Exercise prompt: Reproduce this listing in full.

Information shown:
--- --- ---
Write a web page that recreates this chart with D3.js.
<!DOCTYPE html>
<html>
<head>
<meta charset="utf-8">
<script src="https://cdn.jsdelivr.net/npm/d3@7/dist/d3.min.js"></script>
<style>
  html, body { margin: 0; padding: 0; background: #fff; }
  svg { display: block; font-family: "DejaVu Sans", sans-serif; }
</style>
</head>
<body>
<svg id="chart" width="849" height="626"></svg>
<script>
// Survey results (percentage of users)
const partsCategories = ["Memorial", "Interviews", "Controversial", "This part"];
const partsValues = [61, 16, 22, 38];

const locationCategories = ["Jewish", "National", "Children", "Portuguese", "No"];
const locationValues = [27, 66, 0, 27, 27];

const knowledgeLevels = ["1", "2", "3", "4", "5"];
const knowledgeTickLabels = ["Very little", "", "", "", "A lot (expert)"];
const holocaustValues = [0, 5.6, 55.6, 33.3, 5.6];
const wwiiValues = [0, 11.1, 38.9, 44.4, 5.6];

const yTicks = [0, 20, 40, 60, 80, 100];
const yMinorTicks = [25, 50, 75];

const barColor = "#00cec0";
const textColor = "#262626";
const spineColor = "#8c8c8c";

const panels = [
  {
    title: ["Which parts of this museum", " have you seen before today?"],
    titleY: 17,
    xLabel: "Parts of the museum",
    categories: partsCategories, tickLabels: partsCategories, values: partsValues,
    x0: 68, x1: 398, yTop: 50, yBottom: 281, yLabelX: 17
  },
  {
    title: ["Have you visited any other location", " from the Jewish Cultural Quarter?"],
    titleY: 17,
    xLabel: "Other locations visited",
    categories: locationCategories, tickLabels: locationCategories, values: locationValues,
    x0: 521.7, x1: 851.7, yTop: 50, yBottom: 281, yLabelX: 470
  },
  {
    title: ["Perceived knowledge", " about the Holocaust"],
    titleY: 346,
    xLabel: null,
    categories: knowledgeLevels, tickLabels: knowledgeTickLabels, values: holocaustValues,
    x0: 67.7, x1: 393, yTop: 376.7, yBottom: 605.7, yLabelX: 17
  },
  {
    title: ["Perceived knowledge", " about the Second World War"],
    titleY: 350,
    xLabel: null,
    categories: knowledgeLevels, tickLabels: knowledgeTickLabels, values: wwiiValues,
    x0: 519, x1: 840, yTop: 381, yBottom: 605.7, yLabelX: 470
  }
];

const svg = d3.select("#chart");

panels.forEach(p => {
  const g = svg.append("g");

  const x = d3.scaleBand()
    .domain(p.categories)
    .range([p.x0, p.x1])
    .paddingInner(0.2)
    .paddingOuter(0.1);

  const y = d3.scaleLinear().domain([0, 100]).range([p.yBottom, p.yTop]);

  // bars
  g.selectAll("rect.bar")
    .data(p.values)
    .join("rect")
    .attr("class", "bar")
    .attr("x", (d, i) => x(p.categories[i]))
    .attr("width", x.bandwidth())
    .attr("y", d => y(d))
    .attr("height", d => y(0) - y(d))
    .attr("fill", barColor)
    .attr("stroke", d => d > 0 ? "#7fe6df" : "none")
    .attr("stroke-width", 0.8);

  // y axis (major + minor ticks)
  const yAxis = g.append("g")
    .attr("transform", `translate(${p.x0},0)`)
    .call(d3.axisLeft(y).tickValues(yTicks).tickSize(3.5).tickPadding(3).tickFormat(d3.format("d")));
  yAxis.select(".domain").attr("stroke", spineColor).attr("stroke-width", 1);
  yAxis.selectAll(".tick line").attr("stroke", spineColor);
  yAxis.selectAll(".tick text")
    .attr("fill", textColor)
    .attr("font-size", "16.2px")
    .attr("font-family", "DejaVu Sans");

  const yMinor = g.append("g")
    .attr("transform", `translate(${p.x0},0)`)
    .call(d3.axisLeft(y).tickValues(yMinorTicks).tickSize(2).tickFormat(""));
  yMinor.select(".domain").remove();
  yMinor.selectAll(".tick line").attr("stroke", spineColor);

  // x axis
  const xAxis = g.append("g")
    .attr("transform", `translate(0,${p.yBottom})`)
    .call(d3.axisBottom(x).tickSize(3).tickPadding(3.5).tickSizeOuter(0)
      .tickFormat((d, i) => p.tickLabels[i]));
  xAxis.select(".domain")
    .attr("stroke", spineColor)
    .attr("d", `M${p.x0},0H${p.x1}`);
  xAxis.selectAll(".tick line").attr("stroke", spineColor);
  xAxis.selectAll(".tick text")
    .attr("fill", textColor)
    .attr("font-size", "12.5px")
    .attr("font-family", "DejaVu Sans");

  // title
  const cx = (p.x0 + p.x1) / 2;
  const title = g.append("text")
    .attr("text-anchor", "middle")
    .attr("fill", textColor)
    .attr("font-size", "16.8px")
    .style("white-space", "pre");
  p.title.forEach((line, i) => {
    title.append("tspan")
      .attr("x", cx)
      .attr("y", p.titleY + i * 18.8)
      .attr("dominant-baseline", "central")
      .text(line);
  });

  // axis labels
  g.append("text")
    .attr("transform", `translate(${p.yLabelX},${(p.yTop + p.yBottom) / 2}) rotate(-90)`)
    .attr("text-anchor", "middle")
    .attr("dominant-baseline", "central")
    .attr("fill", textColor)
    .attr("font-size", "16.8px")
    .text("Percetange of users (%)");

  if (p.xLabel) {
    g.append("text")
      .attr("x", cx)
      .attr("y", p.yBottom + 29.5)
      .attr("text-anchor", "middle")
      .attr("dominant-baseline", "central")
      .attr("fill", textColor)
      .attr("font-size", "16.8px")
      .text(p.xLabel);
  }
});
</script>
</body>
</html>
--- --- ---
Complete output:
Write a web page that recreates this chart with D3.js.
<!DOCTYPE html>
<html>
<head>
<meta charset="utf-8">
<script src="https://cdn.jsdelivr.net/npm/d3@7/dist/d3.min.js"></script>
<style>
  html, body { margin: 0; padding: 0; background: #fff; }
  svg { display: block; font-family: "DejaVu Sans", sans-serif; }
</style>
</head>
<body>
<svg id="chart" width="849" height="626"></svg>
<script>
// Survey results (percentage of users)
const partsCategories = ["Memorial", "Interviews", "Controversial", "This part"];
const partsValues = [61, 16, 22, 38];

const locationCategories = ["Jewish", "National", "Children", "Portuguese", "No"];
const locationValues = [27, 66, 0, 27, 27];

const knowledgeLevels = ["1", "2", "3", "4", "5"];
const knowledgeTickLabels = ["Very little", "", "", "", "A lot (expert)"];
const holocaustValues = [0, 5.6, 55.6, 33.3, 5.6];
const wwiiValues = [0, 11.1, 38.9, 44.4, 5.6];

const yTicks = [0, 20, 40, 60, 80, 100];
const yMinorTicks = [25, 50, 75];

const barColor = "#00cec0";
const textColor = "#262626";
const spineColor = "#8c8c8c";

const panels = [
  {
    title: ["Which parts of this museum", " have you seen before today?"],
    titleY: 17,
    xLabel: "Parts of the museum",
    categories: partsCategories, tickLabels: partsCategories, values: partsValues,
    x0: 68, x1: 398, yTop: 50, yBottom: 281, yLabelX: 17
  },
  {
    title: ["Have you visited any other location", " from the Jewish Cultural Quarter?"],
    titleY: 17,
    xLabel: "Other locations visited",
    categories: locationCategories, tickLabels: locationCategories, values: locationValues,
    x0: 521.7, x1: 851.7, yTop: 50, yBottom: 281, yLabelX: 470
  },
  {
    title: ["Perceived knowledge", " about the Holocaust"],
    titleY: 346,
    xLabel: null,
    categories: knowledgeLevels, tickLabels: knowledgeTickLabels, values: holocaustValues,
    x0: 67.7, x1: 393, yTop: 376.7, yBottom: 605.7, yLabelX: 17
  },
  {
    title: ["Perceived knowledge", " about the Second World War"],
    titleY: 350,
    xLabel: null,
    categories: knowledgeLevels, tickLabels: knowledgeTickLabels, values: wwiiValues,
    x0: 519, x1: 840, yTop: 381, yBottom: 605.7, yLabelX: 470
  }
];

const svg = d3.select("#chart");

panels.forEach(p => {
  const g = svg.append("g");

  const x = d3.scaleBand()
    .domain(p.categories)
    .range([p.x0, p.x1])
    .paddingInner(0.2)
    .paddingOuter(0.1);

  const y = d3.scaleLinear().domain([0, 100]).range([p.yBottom, p.yTop]);

  // bars
  g.selectAll("rect.bar")
    .data(p.values)
    .join("rect")
    .attr("class", "bar")
    .attr("x", (d, i) => x(p.categories[i]))
    .attr("width", x.bandwidth())
    .attr("y", d => y(d))
    .attr("height", d => y(0) - y(d))
    .attr("fill", barColor)
    .attr("stroke", d => d > 0 ? "#7fe6df" : "none")
    .attr("stroke-width", 0.8);

  // y axis (major + minor ticks)
  const yAxis = g.append("g")
    .attr("transform", `translate(${p.x0},0)`)
    .call(d3.axisLeft(y).tickValues(yTicks).tickSize(3.5).tickPadding(3).tickFormat(d3.format("d")));
  yAxis.select(".domain").attr("stroke", spineColor).attr("stroke-width", 1);
  yAxis.selectAll(".tick line").attr("stroke", spineColor);
  yAxis.selectAll(".tick text")
    .attr("fill", textColor)
    .attr("font-size", "16.2px")
    .attr("font-family", "DejaVu Sans");

  const yMinor = g.append("g")
    .attr("transform", `translate(${p.x0},0)`)
    .call(d3.axisLeft(y).tickValues(yMinorTicks).tickSize(2).tickFormat(""));
  yMinor.select(".domain").remove();
  yMinor.selectAll(".tick line").attr("stroke", spineColor);

  // x axis
  const xAxis = g.append("g")
    .attr("transform", `translate(0,${p.yBottom})`)
    .call(d3.axisBottom(x).tickSize(3).tickPadding(3.5).tickSizeOuter(0)
      .tickFormat((d, i) => p.tickLabels[i]));
  xAxis.select(".domain")
    .attr("stroke", spineColor)
    .attr("d", `M${p.x0},0H${p.x1}`);
  xAxis.selectAll(".tick line").attr("stroke", spineColor);
  xAxis.selectAll(".tick text")
    .attr("fill", textColor)
    .attr("font-size", "12.5px")
    .attr("font-family", "DejaVu Sans");

  // title
  const cx = (p.x0 + p.x1) / 2;
  const title = g.append("text")
    .attr("text-anchor", "middle")
    .attr("fill", textColor)
    .attr("font-size", "16.8px")
    .style("white-space", "pre");
  p.title.forEach((line, i) => {
    title.append("tspan")
      .attr("x", cx)
      .attr("y", p.titleY + i * 18.8)
      .attr("dominant-baseline", "central")
      .text(line);
  });

  // axis labels
  g.append("text")
    .attr("transform", `translate(${p.yLabelX},${(p.yTop + p.yBottom) / 2}) rotate(-90)`)
    .attr("text-anchor", "middle")
    .attr("dominant-baseline", "central")
    .attr("fill", textColor)
    .attr("font-size", "16.8px")
    .text("Percetange of users (%)");

  if (p.xLabel) {
    g.append("text")
      .attr("x", cx)
      .attr("y", p.yBottom + 29.5)
      .attr("text-anchor", "middle")
      .attr("dominant-baseline", "central")
      .attr("fill", textColor)
      .attr("font-size", "16.8px")
      .text(p.xLabel);
  }
});
</script>
</body>
</html>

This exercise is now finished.